At long last, I decided to teach a third-year course on Bayesian statistics in the University of York, which I have now done for a few years. Most of the students who took the course did find the theory more coherent than the classical theory they had learned in the first course on mathematical statistics they had taken in their second year, and I became yet more clear in my own mind that this was the right way to view statistics. I do, however, admit that there are topics (such as nonparametric statistics) which are difficult to fit into a Bayesian framework.

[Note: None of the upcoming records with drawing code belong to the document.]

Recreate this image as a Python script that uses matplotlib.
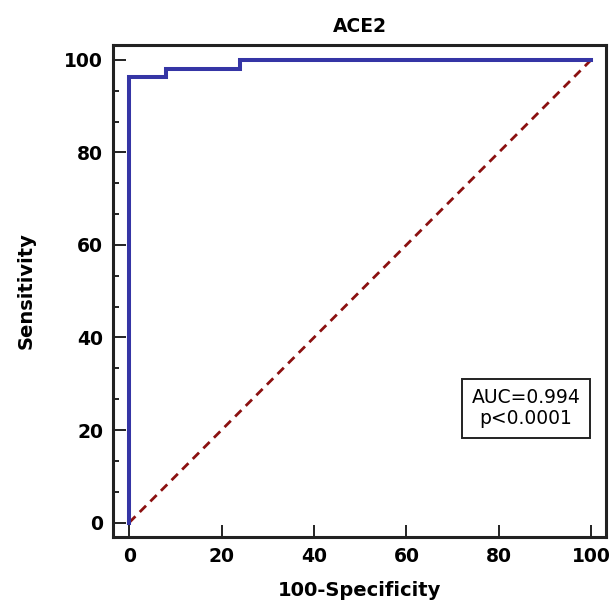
import matplotlib
matplotlib.use("Agg")
import matplotlib.pyplot as plt
from matplotlib.ticker import MultipleLocator

# ROC data (100-Specificity, Sensitivity)
fpr = [0, 0, 8, 8, 24, 24, 100]
tpr = [0, 96.3, 96.3, 98.1, 98.1, 100, 100]
ref_x = [0, 100]
ref_y = [0, 100]
title = "ACE2"
auc_text = "AUC=0.994\np<0.0001"
xticks = [0, 20, 40, 60, 80, 100]
yticks = [0, 20, 40, 60, 80, 100]

plt.rcParams['font.family'] = ['DejaVu Sans']
fig = plt.figure(figsize=(6.13, 6.04), dpi=100)
ax = fig.add_axes([0.1843, 0.111, 0.8043, 0.8145])

ax.plot(ref_x, ref_y, color='#8b1010', lw=2.0, ls=(0, (3.2, 2.2)), zorder=2)
ax.plot(fpr, tpr, color='#3535a5', lw=2.9, zorder=3, solid_joinstyle='miter')

ax.set_xlim(-3.5, 103.2)
ax.set_ylim(-3.1, 103.2)
ax.set_xticks(xticks)
ax.set_yticks(yticks)
ax.yaxis.set_minor_locator(MultipleLocator(20 / 3))
ax.tick_params(axis='both', which='major', direction='in', length=9, width=1.4,
               labelsize=13.5, pad=7, color='#222222')
ax.tick_params(axis='y', which='minor', direction='in', length=4.3, width=1.4, color='#222222')
for lab in ax.get_xticklabels() + ax.get_yticklabels():
    lab.set_fontweight('bold')
for s in ax.spines.values():
    s.set_linewidth(2.2)
    s.set_color('#222222')

ax.set_title(title, fontsize=13.5, fontweight='bold', pad=9)
ax.set_xlabel("100-Specificity", fontsize=14, fontweight='bold', labelpad=11)
ax.set_ylabel("Sensitivity", fontsize=14, fontweight='bold', labelpad=21)

ax.text(0.838, 0.262, auc_text, transform=ax.transAxes, ha='center', va='center',
        fontsize=13.5, linespacing=1.15,
        bbox=dict(boxstyle='square,pad=0.5', fc='white', ec='#222222', lw=1.4))

fig.savefig("out.png", dpi=100)
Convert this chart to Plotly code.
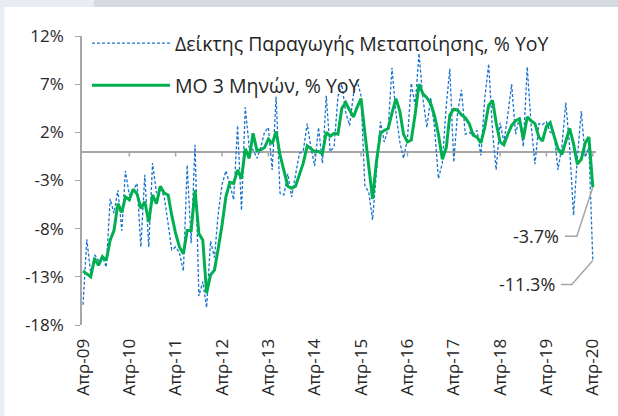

A particular difficulty in teaching this course was the absence of a suitable book for students who were reasonably well prepared mathematically and already knew some statistics, even if they knew nothing of Bayes apart from Bayes’ theorem. I wanted to teach them more, and to give more information about the incorporation of real as opposed to conventional prior information, than they could get from Lindley (1965), but I did not think they were well enough prepared to face books like Box and Tiao (1973) or Berger (1985), and so I found that in teaching the course I had to get together material from a large number of sources, and in the end found myself writing this book. It seems less and less likely that students in mathematics departments will be completely unfamiliar with the ideas of statistics, and yet they are not (so far) likely to have encountered Bayesian methods in their first course on statistics, and this book is designed with these facts in mind. It is assumed that the reader has a knowledge of calculus of one and two variables and a fair degree of mathematical maturity, but most of the book does not assume a knowledge of linear algebra. The development of the text is self-contained, but from time to time the contrast between Bayesian and classical conclusions is pointed out, and it is supposed that in most cases the reader will have some idea as to the conclusion that a classical statistician would come to, although no very detailed knowledge of classical statistics is expected. It should be possible to use the book as a course text for final year undergraduate or beginning graduate students or for self study for those who want a concise account of the way in which the Bayesian approach to statistics develops and the contrast between it and the conventional approach. The theory is built up step by step, rather than doing everything in the greatest generality to start with, and important notions such as sufficiency are brought out of a discussion of the salient features of specific examples.

I am indebted to Professor R.A. Cooper for helpful comments on an earlier draft of this book, although of course he cannot be held responsible for any errors in the final version.